Example: During my 4-year undergrad with $5,000 annual loans at 6% interest:
- Year 1: $5,000 loan accrues $300 interest
- Year 2: Interest capitalizes → new principal = $5,300
- Now interest accrues on $5,300 instead of $5,000
By graduation, my original $20,000 had ballooned to $22,450 before I made a single payment. Avoid capitalization whenever possible.
Smart Strategies to Lower Your Student Loan Interest Rate
You're not stuck with your initial student loan interest rate. Here are actual tactics I've seen work:
Auto-Pay Discounts That Actually Matter
Nearly all federal servicers and reputable private lenders offer 0.25% rate reductions for automatic payments. On a $50,000 loan at 6%, that saves about $850 over 10 years. Just set it and forget it.
Refinancing: When It Makes Sense (And When It Doesn't)

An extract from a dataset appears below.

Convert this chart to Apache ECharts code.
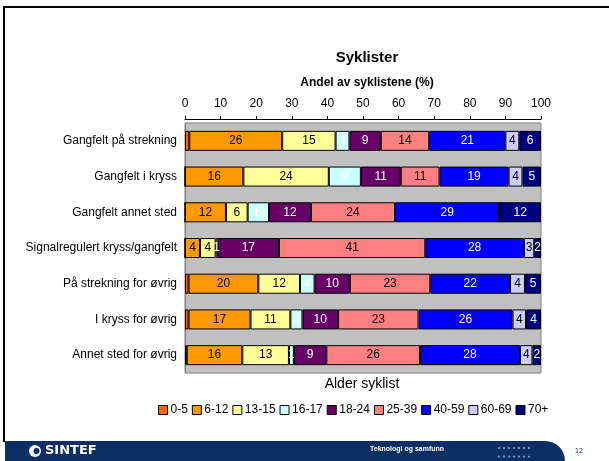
<!DOCTYPE html>
<html>
<head>
<meta charset="utf-8">
<script src="https://cdn.jsdelivr.net/npm/echarts@6/dist/echarts.min.js"></script>
<style>
  html, body { margin: 0; padding: 0; background: #fff; }
  #chart { width: 609px; height: 461px; }
</style>
</head>
<body>
<div id="chart"></div>
<script>
// kategorier (y-akse)
var categories = [
  'Gangfelt på strekning',
  'Gangfelt i kryss',
  'Gangfelt annet sted',
  'Signalregulert kryss/gangfelt',
  'På strekning for øvrig',
  'I kryss for øvrig',
  'Annet sted for øvrig'
]
var xTicks = [0, 10, 20, 30, 40, 50, 60, 70, 80, 90, 100]

// andel (%) per aldersgruppe
var age0_5 = [1.2, 0, 0, 0, 1, 1, 0.5]
var age6_12 = [26.1, 16.4, 11.5, 4.2, 19.6, 17.4, 15.6]
var age13_15 = [15, 24, 6.1, 4.4, 11.7, 11.2, 13.1]
var age16_17 = [3.9, 9, 6, 0.6, 4.1, 3.4, 1.4]
var age18_24 = [8.8, 11.2, 11.8, 17.2, 9.9, 10, 9.1]
var age25_39 = [13.6, 10.9, 23.6, 41.1, 22.6, 22.6, 26.3]
var age40_59 = [21.4, 19.4, 29.3, 27.7, 22.4, 26.4, 28.1]
var age60_69 = [3.9, 3.9, 0, 2.9, 4.2, 3.8, 3.5]
var age70 = [6.1, 5.2, 11.7, 1.9, 4.5, 4.2, 2.4]

var groups = [
  { name: '0-5', data: age0_5, color: '#ff6600', text: '#000', label: false },
  { name: '6-12', data: age6_12, color: '#ff9900', text: '#000', label: true },
  { name: '13-15', data: age13_15, color: '#ffff99', text: '#000', label: true },
  { name: '16-17', data: age16_17, color: '#ccffff', text: '#fff', label: true },
  { name: '18-24', data: age18_24, color: '#660066', text: '#fff', label: true },
  { name: '25-39', data: age25_39, color: '#ff8080', text: '#000', label: true },
  { name: '40-59', data: age40_59, color: '#0000ff', text: '#fff', label: true },
  { name: '60-69', data: age60_69, color: '#ccccff', text: '#000', label: true },
  { name: '70+', data: age70, color: '#000080', text: '#fff', label: true }
]

var font = '"Liberation Sans", Arial, sans-serif'

var chart = echarts.init(document.getElementById('chart'))

var series = groups.map(function(g) {
  return {
    name: g.name,
    type: 'bar',
    stack: 'total',
    barWidth: 20,
    data: g.data,
    itemStyle: { color: g.color, borderColor: '#000', borderWidth: 1 },
    label: {
      show: g.label,
      position: 'inside',
      color: g.text,
      fontFamily: font,
      fontSize: 12,
      formatter: function(p) { return Math.round(p.value) }
    }
  }
})

// prikker i bunnlinjen
var dots = []
for (var r = 0; r < 2; r++) {
  for (var c = 0; c < 7; c++) {
    dots.push({
      type: 'circle',
      shape: { cx: 499 + c * 5, cy: 448 + r * 8.5, r: 1 },
      style: { fill: '#8fb4e3' }
    })
  }
}

var option = {
  backgroundColor: '#fff',
  animation: false,
  title: [
    {
      text: 'Syklister', left: 362, top: 45, textAlign: 'center',
      textStyle: { fontFamily: font, fontSize: 15, fontWeight: 'bold', color: '#000' }
    },
    {
      text: 'Andel av syklistene (%)', left: 362, top: 72, textAlign: 'center',
      textStyle: { fontFamily: font, fontSize: 12, fontWeight: 'bold', color: '#000' }
    },
    {
      text: 'Alder syklist', left: 357, top: 372, textAlign: 'center',
      textStyle: { fontFamily: font, fontSize: 14, fontWeight: 'normal', color: '#000' }
    }
  ],
  legend: {
    top: 399,
    left: 153,
    itemWidth: 9,
    itemHeight: 9,
    itemGap: 4,
    icon: 'rect',
    itemStyle: { borderColor: '#000', borderWidth: 1 },
    textStyle: { fontFamily: font, fontSize: 12, color: '#000', padding: [0, 0, 0, -2] },
    data: groups.map(function(g) { return g.name })
  },
  grid: {
    left: 185,
    right: 68,
    top: 123,
    bottom: 88,
    show: true,
    backgroundColor: '#c0c0c0',
    borderColor: '#808080',
    borderWidth: 1
  },
  xAxis: {
    type: 'value',
    position: 'top',
    offset: 4,
    min: xTicks[0],
    max: xTicks[xTicks.length - 1],
    interval: 10,
    axisLine: { show: true, lineStyle: { color: '#000', width: 1 } },
    axisTick: { show: true, length: 3, lineStyle: { color: '#000' } },
    splitLine: { show: false },
    axisLabel: { margin: 9, color: '#000', fontFamily: font, fontSize: 12 }
  },
  yAxis: {
    type: 'category',
    inverse: true,
    data: categories,
    axisLine: { show: true, lineStyle: { color: '#808080' } },
    axisTick: { show: false },
    axisLabel: { margin: 8, color: '#000', fontFamily: font, fontSize: 12 }
  },
  series: series,
  graphic: [
    // ramme
    { type: 'rect', shape: { x: 3, y: 6, width: 606, height: 2 }, style: { fill: '#000' } },
    { type: 'rect', shape: { x: 3, y: 6, width: 2, height: 436 }, style: { fill: '#000' } },
    // bunnlinje
    { type: 'rect', shape: { x: 5, y: 441, width: 560, height: 20, r: [0, 20, 0, 0] }, style: { fill: '#0b2f63' } },
    { type: 'circle', shape: { cx: 35, cy: 451, r: 6 }, style: { fill: '#fff' } },
    { type: 'circle', shape: { cx: 36.5, cy: 451, r: 3 }, style: { fill: '#0b2f63' } },
    {
      type: 'text', left: 45, top: 444,
      style: { text: 'SINTEF', fill: '#fff', font: 'bold 13px "DejaVu Sans", sans-serif' }
    },
    {
      type: 'text', left: 370, top: 446,
      style: { text: 'Teknologi og samfunn', fill: '#fff', font: 'bold 7px "Liberation Sans", Arial, sans-serif' }
    },
    {
      type: 'text', left: 575, top: 448,
      style: { text: '12', fill: '#0b2f63', font: '7px "Liberation Sans", Arial, sans-serif' }
    }
  ].concat(dots)
}

chart.setOption(option)
</script>
</body>
</html>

Refinancing student loans can slash your interest rate dramatically. But there's a huge catch with federal loans - you lose protections like income-driven repayment and forgiveness options. I'd only consider refinancing if:
- You have high-interest private loans
- You've got stable income and good credit
- You don't qualify for federal forgiveness programs
Check current refinancing rates monthly. When the Fed eventually cuts rates, that's your window. Last April, I helped a friend refinance from 8.2% to 4.9% - saving her $14k over her loan term.
Secret Lender Discounts They Don't Advertise
After talking to loan officers at three major banks, I learned about these lesser-known discounts:
- Loyalty discounts (0.25-0.5%) for existing bank customers
- Relationship discounts for opening checking/savings accounts
- Graduation discounts for on-time degree completion
Always ask: "What discounts do you offer beyond the advertised rate?" You'd be surprised how often they'll cough up another 0.25%.

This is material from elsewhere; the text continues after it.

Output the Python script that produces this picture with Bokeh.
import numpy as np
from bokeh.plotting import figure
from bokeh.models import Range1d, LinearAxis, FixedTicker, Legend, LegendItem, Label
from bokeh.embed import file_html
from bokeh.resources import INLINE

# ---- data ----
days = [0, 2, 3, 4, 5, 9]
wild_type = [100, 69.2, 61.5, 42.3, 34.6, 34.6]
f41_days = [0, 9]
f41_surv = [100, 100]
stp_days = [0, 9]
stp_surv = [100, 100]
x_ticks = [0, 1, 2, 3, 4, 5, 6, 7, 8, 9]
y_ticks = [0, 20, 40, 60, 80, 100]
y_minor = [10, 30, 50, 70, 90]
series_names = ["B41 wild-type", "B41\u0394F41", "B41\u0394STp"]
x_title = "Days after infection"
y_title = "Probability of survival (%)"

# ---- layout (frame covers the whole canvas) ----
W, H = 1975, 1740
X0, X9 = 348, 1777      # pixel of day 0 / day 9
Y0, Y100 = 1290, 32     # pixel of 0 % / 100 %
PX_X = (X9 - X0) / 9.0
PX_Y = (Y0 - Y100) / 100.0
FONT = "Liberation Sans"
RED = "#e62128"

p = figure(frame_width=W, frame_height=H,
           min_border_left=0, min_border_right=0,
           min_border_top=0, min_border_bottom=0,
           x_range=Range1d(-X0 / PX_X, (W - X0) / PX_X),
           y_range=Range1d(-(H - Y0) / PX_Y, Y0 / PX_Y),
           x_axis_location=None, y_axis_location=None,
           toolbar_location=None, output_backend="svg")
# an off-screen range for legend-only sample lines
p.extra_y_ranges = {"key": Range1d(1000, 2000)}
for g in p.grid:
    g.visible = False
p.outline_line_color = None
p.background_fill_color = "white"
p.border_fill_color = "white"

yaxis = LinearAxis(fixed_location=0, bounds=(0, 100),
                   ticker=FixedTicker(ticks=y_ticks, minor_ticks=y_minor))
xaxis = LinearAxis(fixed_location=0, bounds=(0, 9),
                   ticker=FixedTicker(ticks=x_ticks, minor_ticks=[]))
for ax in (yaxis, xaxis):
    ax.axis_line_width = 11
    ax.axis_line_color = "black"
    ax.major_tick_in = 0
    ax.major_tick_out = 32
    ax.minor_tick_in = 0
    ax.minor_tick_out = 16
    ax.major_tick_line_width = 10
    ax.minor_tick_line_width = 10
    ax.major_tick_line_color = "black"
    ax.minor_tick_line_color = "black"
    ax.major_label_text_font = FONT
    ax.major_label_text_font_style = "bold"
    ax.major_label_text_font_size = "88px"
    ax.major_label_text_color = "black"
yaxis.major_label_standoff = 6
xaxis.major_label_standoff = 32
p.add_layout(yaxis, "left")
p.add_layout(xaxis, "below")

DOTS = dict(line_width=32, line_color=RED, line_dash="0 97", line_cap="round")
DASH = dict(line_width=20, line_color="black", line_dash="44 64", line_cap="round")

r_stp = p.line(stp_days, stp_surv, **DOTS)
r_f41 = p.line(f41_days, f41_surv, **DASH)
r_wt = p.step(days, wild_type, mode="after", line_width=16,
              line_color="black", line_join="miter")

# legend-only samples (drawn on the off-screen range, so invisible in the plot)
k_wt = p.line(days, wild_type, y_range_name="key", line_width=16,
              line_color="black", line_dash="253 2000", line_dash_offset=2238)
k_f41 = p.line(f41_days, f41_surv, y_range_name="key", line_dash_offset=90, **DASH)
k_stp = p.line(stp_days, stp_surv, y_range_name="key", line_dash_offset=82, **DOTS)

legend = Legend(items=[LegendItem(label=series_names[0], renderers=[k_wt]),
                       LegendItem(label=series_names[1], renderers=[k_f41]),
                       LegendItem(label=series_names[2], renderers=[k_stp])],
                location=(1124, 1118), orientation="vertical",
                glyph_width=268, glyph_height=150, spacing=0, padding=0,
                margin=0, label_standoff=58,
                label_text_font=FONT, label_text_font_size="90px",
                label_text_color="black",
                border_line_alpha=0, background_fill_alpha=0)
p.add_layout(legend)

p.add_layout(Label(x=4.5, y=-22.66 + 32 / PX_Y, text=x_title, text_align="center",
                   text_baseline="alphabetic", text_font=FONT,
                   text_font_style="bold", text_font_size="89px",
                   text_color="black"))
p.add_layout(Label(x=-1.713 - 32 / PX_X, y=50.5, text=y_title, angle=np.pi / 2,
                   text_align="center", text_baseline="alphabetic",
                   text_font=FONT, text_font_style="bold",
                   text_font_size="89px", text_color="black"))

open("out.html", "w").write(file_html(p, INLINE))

Federal vs Private Student Loan Interest: Key Differences
Factor | Federal Loans | Private Loans |
---|---|---|
How rates are set | Congress sets annually based on 10-year Treasury notes | Based on creditworthiness + market conditions |
Rate type | Fixed for all loans | Fixed or variable options |
Rate caps | Set by law (currently 8.25% undergrad) | Varies by lender (some have no caps) |
Can rates change? | Only if you consolidate | Variable rates change quarterly |
Prepayment penalties | None | Rare but possible |
This table tells you why I always recommend maxing out federal loans before touching private options. The flexibility is worth an extra 1% in my book.
Student Loan Interest Rate FAQ Section
Should I pay down student loan principal or interest first?

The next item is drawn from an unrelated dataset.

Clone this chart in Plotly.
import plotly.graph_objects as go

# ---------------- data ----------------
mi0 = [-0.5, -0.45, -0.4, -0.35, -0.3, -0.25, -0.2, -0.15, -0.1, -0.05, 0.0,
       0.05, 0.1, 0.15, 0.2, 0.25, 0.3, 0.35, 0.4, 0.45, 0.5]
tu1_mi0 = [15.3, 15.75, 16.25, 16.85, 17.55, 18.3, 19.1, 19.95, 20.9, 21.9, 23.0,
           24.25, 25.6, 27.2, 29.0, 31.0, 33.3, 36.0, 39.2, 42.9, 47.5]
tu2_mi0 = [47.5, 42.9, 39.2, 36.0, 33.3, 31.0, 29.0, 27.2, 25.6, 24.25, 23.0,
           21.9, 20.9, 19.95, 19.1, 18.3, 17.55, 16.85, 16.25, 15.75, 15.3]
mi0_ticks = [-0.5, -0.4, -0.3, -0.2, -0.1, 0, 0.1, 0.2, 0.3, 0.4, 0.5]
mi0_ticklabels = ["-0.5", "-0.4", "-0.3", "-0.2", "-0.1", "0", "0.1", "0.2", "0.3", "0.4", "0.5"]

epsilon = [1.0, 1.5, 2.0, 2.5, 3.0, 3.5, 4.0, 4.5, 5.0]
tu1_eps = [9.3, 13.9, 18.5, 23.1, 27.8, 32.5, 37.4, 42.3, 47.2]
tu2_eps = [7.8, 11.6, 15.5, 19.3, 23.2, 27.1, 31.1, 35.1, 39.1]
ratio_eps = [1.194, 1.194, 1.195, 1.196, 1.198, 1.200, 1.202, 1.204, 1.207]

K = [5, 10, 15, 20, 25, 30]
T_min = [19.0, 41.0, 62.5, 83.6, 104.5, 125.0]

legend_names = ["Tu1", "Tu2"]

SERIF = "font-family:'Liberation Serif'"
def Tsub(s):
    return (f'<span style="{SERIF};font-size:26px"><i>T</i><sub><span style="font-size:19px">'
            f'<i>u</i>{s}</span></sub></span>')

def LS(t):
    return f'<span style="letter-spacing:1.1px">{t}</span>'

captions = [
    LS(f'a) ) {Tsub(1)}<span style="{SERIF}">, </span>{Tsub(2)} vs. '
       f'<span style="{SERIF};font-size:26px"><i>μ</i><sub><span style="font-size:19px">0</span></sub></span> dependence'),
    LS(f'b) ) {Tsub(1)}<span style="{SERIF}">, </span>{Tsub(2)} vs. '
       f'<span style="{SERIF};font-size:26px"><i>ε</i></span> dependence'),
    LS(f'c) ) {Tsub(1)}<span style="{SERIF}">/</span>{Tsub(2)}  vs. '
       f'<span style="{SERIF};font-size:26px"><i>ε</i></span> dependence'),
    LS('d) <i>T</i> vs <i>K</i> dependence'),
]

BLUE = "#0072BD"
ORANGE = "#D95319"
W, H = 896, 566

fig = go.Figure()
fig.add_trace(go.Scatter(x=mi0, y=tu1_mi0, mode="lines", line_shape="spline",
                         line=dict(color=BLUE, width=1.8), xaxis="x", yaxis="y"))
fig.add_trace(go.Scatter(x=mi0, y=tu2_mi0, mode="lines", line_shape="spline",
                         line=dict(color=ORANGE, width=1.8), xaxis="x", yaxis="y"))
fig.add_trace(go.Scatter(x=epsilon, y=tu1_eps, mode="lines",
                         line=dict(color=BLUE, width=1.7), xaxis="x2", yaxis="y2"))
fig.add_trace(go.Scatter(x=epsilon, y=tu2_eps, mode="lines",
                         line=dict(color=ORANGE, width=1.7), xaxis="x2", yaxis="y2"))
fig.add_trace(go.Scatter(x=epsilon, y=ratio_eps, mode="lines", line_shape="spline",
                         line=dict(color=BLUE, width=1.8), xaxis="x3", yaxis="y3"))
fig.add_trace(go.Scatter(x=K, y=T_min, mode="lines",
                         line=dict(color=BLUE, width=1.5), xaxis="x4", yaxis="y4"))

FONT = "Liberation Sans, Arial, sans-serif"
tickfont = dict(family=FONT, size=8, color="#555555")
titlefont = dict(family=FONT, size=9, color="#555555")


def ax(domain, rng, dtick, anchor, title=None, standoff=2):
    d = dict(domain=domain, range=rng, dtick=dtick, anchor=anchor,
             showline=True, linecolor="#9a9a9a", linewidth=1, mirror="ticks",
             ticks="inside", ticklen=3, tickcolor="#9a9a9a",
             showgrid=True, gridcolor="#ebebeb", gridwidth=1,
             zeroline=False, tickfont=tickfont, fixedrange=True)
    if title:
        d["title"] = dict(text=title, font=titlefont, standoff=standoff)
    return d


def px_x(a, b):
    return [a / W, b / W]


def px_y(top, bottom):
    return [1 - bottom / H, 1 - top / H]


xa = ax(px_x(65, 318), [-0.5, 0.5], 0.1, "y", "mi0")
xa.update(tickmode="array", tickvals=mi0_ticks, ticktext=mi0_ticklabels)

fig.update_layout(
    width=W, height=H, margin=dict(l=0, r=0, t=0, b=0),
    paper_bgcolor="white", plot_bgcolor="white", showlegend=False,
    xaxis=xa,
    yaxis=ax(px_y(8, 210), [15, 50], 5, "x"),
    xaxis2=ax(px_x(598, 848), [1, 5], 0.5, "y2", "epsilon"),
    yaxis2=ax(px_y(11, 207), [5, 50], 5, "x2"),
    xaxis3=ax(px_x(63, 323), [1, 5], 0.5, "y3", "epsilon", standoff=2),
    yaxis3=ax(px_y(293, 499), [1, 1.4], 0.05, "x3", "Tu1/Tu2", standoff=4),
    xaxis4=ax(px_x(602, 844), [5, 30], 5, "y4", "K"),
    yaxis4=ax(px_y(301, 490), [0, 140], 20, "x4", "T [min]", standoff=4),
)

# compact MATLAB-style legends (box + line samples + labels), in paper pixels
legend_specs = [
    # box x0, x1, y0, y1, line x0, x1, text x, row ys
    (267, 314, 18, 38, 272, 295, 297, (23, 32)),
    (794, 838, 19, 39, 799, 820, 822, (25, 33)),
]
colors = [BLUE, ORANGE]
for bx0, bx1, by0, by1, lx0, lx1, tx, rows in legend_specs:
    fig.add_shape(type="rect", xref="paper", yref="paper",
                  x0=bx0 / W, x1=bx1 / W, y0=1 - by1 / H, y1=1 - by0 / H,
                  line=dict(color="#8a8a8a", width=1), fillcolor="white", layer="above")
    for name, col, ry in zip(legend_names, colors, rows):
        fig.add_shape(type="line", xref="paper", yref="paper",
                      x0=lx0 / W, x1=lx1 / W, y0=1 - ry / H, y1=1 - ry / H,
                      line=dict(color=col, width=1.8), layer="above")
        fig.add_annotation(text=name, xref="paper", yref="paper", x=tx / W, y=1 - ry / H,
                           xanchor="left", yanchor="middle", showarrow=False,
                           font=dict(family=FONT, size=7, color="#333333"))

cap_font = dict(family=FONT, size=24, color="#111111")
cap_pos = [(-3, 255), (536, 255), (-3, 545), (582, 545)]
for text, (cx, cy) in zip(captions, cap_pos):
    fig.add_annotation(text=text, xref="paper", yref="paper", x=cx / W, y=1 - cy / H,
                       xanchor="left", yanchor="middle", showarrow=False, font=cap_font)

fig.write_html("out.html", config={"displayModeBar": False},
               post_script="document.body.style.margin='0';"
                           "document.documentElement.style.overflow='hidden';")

Always target extra payments toward principal. Why? Because reducing principal means less interest accrues monthly. On my loans, I wrote "APPLY TO PRINCIPAL" in red on every extra check. Servicers often "misapply" payments unless instructed.
Can student loan interest rates change after I borrow?
Federal loan rates are fixed for life. Private loans? That's the danger of variable rates - they absolutely can (and do) change. I've seen variable rates jump 3% in 18 months during rate hike cycles.
Are student loan interest rates negotiable?
With federal loans? Zero chance. Private loans? Sometimes. If you have better offers from competitors, some lenders will match rates. Had a friend successfully negotiate 0.375% off her private loan rate last month.
How often is student loan interest compounded?
Most federal loans compound daily. Private loans vary - some daily, some monthly. Daily compounding costs you more. Always check your loan agreement's "compounding frequency" clause.
Do deferments stop interest from accumulating?
On subsidized federal loans? Yes. Unsubsidized and private loans? No way - interest keeps piling up. My six-month grace period added $900 to my balance through capitalized interest. Ouch.
Action Plan: Tackling High Student Loan Interest Rates
Based on helping 17 friends navigate this mess, here's your battle plan:
- Know your current weighted interest rate (not all loans have same rate)
- Set up auto-pay TODAY for that 0.25% discount
- Attack highest-interest loans first (avalanche method works)
- Check refinancing options every 6 months
- Make bi-weekly payments (26 half-payments = 13 full payments/year)
Seriously, that last one shaved 4 years off my repayment schedule. Small adjustments create huge savings.
If I could go back? I'd take fewer dining hall meals and more interest rate comparisons. That 1.5% difference on my first loan cost me a down payment on a car. Don't be like 2015 me - be smarter.
The Future of Student Loan Interest Rates
Where are rates heading? Economists predict gradual declines starting late 2024 if inflation cools. Federal student loan interest rates for 2024-2025 are projected at:
- Undergrad: 5.1-5.3% (down slightly)
- Grad: 6.6-6.8%
- PLUS: 7.6-7.8%
But predictions are just educated guesses. When I took loans in 2015, everyone said rates would stay low forever. Then 2018 happened. Moral? Lock in fixed rates when possible.
Political Changes That Could Affect Rates
Congress has debated overhauling the student loan interest rate system for years. Proposals include:
- Pegging rates to the 10-year Treasury yield without add-ons
- Setting fixed rates for all loans at 4%
- Allowing refinancing through federal programs
Will these happen? Honestly, I'm not holding my breath - the legislative gridlock continues. Assume your current rate is permanent unless reform actually passes.
Final Reality Check
Your student loan interest rate isn't just a number. It determines whether you'll be paying off loans while your kids are in college. It impacts whether you can afford a mortgage at 30. It changes what careers you can realistically pursue.
The good news? Knowledge is power. Now that you understand how student loan interest rates actually work, you're equipped to make strategic decisions. Don't obsess over rates daily, but do check every six months for savings opportunities. And if you're taking new loans? Fight for every fraction of a percent - future you will be grateful.